First, in our current unforgiving economy, to do anything that would take business away from our mainstays — Draeger's, Trader Joe's, and our beloved farmers' market — would be shooting ourselves not only in the foot, but also in the solar plexus. We'd risk destroying our biggest draws, plus our city cannot sustain a year-round open air market like those in Boston or Seattle. We are not a large metropolis, nor do we residents want to be one. Small is beautiful.
Furthermore, in view of current economic realities, this should be a time for hunkering down, not a time for funding luxury projects with large budgets and limited appeal. If we do have money to spend, let's attend to the fundamentals we've been neglecting, such as the largely cracked and buckling sidewalks throughout our neighborhoods, which are both an eyesore and a hazard.

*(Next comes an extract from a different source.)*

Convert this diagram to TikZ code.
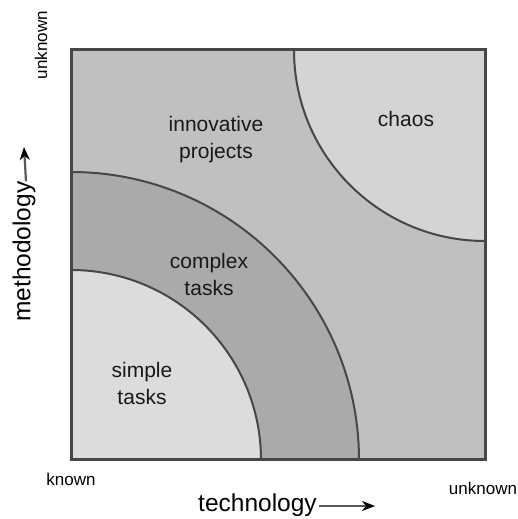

And let's consider our emergency preparedness. What would we do in the event of an earthquake, tsunami, or major extended power outage? Does the city have independent generators in place? Do we have an emergency police phone system in place like Palo Alto does, to automatically call all residents to let everyone know of hazardous conditions and what to do? I've had such calls from Palo Alto several times, but never from my own city of Menlo Park.
Let's take care of necessities before we even consider luxuries and superfluous projects — those are for the boom times. In addition, if the dollar continues to depreciate and prices rise, as many are predicting, now is not the time to undertake this expensive, poorly conceived downtown project. No doubt the costs will dramatically rise halfway through, so we could easily be left with a torn-apart downtown and not enough money left to cover the out-of-control price increases.
In short, the downtown project is a disaster waiting to happen.